Magical Thinking, New Technology, and AI
A post for spooky season
Magic, Hope, and Delusion
Happy Halloween everyone! As it is spooky season, it is a good time to consume media on ghosts, witches, and magic. And a good Halloween tale, for me, involves things not being as they seem, whether to comedic effect or terrifying effect. My favorite Halloween movie ever though is It’s The Great Pumpkin, Charlie Brown. There’s something alternately heartwarming and inspirational, and tragically pathetic, about Linus’s unwavering faith that the great pumpkin will arrive. Even though Snoopy inadvertently tricks him, and even though everyone laughs at him, he still holds out hope that next year, the Great Pumpkin will be here.
Holding out hope and thinking positively can of course be very good things. But magical thinking tendencies, or a belief that your desires can influence real-life events and outcomes, can be quite problematic. Psychologists note that children often exhibit magical thinking as a normal part of development. Children believe in superstitions or in Santa, the Tooth Fairy, or the Great Pumpkin for that matter. But adults can engage in magical thinking as well, and one place where we see this sort of belief in magic emerge is around new technologies. And lately, that means, AI (which seems inescapable at this point).
Technology and Magical Thinking – A Long History
New technologies that seem powerful and that are poorly understand, whether through real complexities or as part of a marketing campaign designed to gloss over issues and convince people that the technology if powerful and amazing, can be prone to being framed as magical. The magical thinking about AI is a large part of the AI hype machine, where AI technologies are relentlessly promoted as all-powerful, all-knowing, able to do practically anything. An entire ecosystem has emerged that promotes AI, and many news outlets dutifully parrot what many AI companies are espousing. And the magic gets reinforced by an audience who, due to a lack of understanding or due to not being told how something works, end up thinking that AI really is all-powerful and magical.
A key way to cut through the hype and dispel the magic is via media and information literacy. Recent studies reveal that the less people know about AI, the more they like it or believe in its “magical” capabilities. Which is a concerning phenomenon and something that poses a problem for AI companies. If people learn more about your product and end up distrusting and disliking it, it seems you have a business problem (this coming from a liberal arts major and not an MBA). But I think it is also interesting to consider the relationship between magical thinking and technology in a broader context and to consider what’s driving the magic narrative around AI.

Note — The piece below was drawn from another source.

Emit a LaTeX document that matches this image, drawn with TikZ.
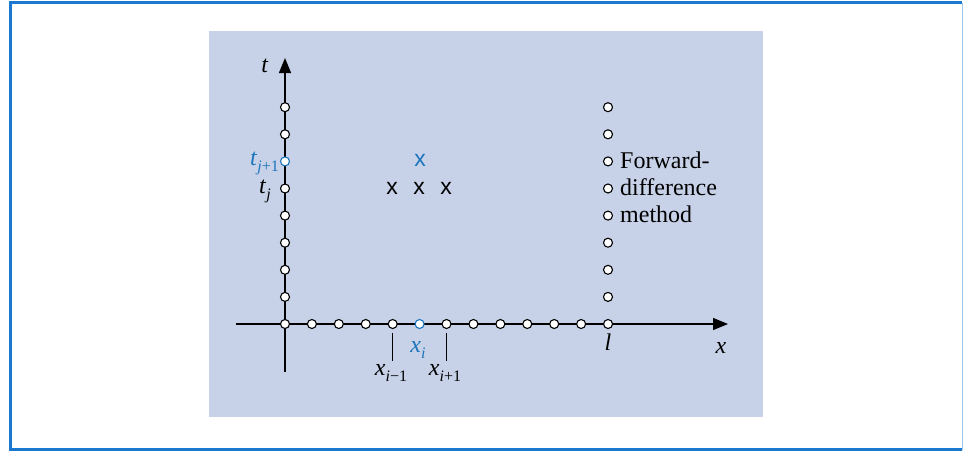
\documentclass[tikz,border=0pt]{standalone}
\usepackage{fontspec}
\setmainfont{Liberation Serif}
\newfontfamily\sansx{Liberation Sans}
\usetikzlibrary{arrows.meta}
\definecolor{panel}{HTML}{C7D2E8}
\definecolor{accent}{HTML}{1B75BC}
\definecolor{framec}{HTML}{1A78CF}
\newcommand\sbx[1]{\raisebox{-0.26em}{\fontsize{16}{19}\selectfont #1}}
\begin{document}
\begin{tikzpicture}[x=1pt,y=-1pt,
  gridpt/.style={circle,draw=black,fill=white,line width=1.1pt,inner sep=0pt,minimum size=9pt},
  bluept/.style={gridpt,draw=accent},
  lbl/.style={inner sep=0pt,font=\fontsize{24}{28}\selectfont},
  mk/.style={inner sep=0pt,font=\sansx\fontsize{23}{26}\selectfont},
  axis/.style={line width=1.3pt,-{Triangle[length=15pt,width=12pt]}},
  tick/.style={line width=1pt}]
\useasboundingbox (0,0) rectangle (963,451);
\fill[white] (0,0) rectangle (963,451);
\draw[framec,line width=3pt] (962,2.5) -- (10.5,2.5) -- (10.5,449.5) -- (962,449.5);
\draw[framec!40,line width=1pt] (962,2.5) -- (962,449.5);
\fill[panel] (209,31) rectangle (763,417);
% axes
\coordinate (xs) at (236,324);
\coordinate (xe) at (728,324);
\coordinate (ts) at (285,372);
\coordinate (te) at (285,58);
\draw[axis] (xs) -- (xe);
\draw[axis] (ts) -- (te);
% ticks
\coordinate (ta1) at (392,333); \coordinate (ta2) at (392,361);
\coordinate (tb1) at (446,333); \coordinate (tb2) at (446,361);
\draw[tick] (ta1) -- (ta2);
\draw[tick] (tb1) -- (tb2);
% x axis points
\foreach \i in {0,...,12}{
  \pgfmathsetmacro{\xx}{285+\i*26.92}
  \ifnum\i=5
    \node[bluept] (h\i) at (\xx,324) {};
  \else
    \node[gridpt] (h\i) at (\xx,324) {};
  \fi
}
% t axis points
\foreach \j in {1,...,8}{
  \pgfmathsetmacro{\yy}{324-\j*27.1}
  \ifnum\j=6
    \node[bluept] (v\j) at (285,\yy) {};
  \else
    \node[gridpt] (v\j) at (285,\yy) {};
  \fi
  \node[gridpt] (r\j) at (608,\yy) {};
}
% labels
\node[lbl,anchor=base] (tlab) at (265,72) {\textit{t}};
\node[lbl,anchor=base east,text=accent] (tj1) at (279,165) {\textit{t}\sbx{\textit{j}+1}};
\node[lbl,anchor=base east] (tj) at (271,193) {\textit{t}\sbx{\textit{j}}};
\node[lbl,anchor=base,text=accent] (xi) at (418,352) {\textit{x}\sbx{\textit{i}}};
\node[lbl,anchor=base] (xim) at (391,375) {\textit{x}\sbx{\textit{i}−1}};
\node[lbl,anchor=base] (xip) at (445,375) {\textit{x}\sbx{\textit{i}+1}};
\node[lbl,anchor=base] (ll) at (608,350) {\textit{l}};
\node[lbl,anchor=base] (xl) at (721,353) {\textit{x}};
% markers
\node[mk,text=accent] (m0) at (420,160) {x};
\node[mk] (m1) at (392,188) {x};
\node[mk] (m2) at (419,188) {x};
\node[mk] (m3) at (446,188) {x};
% text
\node[lbl,anchor=base west] (f1) at (620,168) {Forward-};
\node[lbl,anchor=base west] (f2) at (620,195) {difference};
\node[lbl,anchor=base west] (f3) at (620,222) {method};
\end{tikzpicture}
\end{document}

There’s a long history of freak-outs over new technology. People have been upset and disturbed by new technologies seemingly forever, from telephones, to trains, to the swivel chair (if you’re the Dowager Countess of Grantham). Many people were horrified by electric lighting when it first emerged, thinking it could leap out of walls and electrocute them or else finding it “garish.” Robert Louis Stevenson said electric streetlamps were “a lamp for a nightmare.” And, following the tragic electrocution and death of a New York City lineman in 1889, Harper’s Weekly declared “Nearly every wire you see in the open air is thick enough and strong enough to carry a death-dealing current. As things are at present, there is no safety, and danger lurks all around us.” Thanks for that upbeat take, Harper’s! A lack of understanding, the seemingly powerful and dangerous nature of a given technology, and resulting concerns and fear are all a recipe for some degree of magical thinking. But oddly enough, a few decades later electric light was seen as clean and modern, and a concerted effort to “electrify” countries as underway. Funny how a combination of education and a shifting media narrative can change things.
Similar to past technological panics, a combination of media coverage, hype, a lack of understanding, and fear can lead to magical thinking about new technologies like genAI, with people believing that a technology is so powerful that it can harm them and simultaneously so powerful that it can change the world. But when it comes to AI, there are some interesting differences to consider as well. For one, much media coverage of AI hypes up AI and its magical tendencies. Though arguably any narrative infused with magical thinking, whether positive as we often see with AI or negative as with the late 19th century electric panic pieces, can result in people lacking the information needed to make informed decisions about using a new technology. And, with AI, it seems that not even the developers know what is going on or how it actually works. The magical thinking in this instance seems to be a widespread and shared phenomenon, amongst developers, experts, and the general public alike.
So, what is driving this magical thinking, especially among those within the AI industry? It’s a question as to what extent people are buying their own hype. Do they know the hype is absurd and are just riding on the bandwagon of AI hype for as long as they can, or have deluded themselves into accepting the magical hype as a way to stave off the dawning realization that we seem to be in an AI bubble? As Charlie Brown and Linus teach us, identifying the line between hope and optimism and delusion can be tricky.
Magical thinking and AI are part of a longer phenomenon around magical thinking and technology. But some of the magical thinking about AI also seems to stem from a desperation to make the outlandish claims about AI and its power actually true. Raining on the parade of a magical narrative of belief isn’t always fun, but, whether through education and/or media coverage, it is necessary if we’re going to discuss AI and determine paths forward in an informed and grounded way.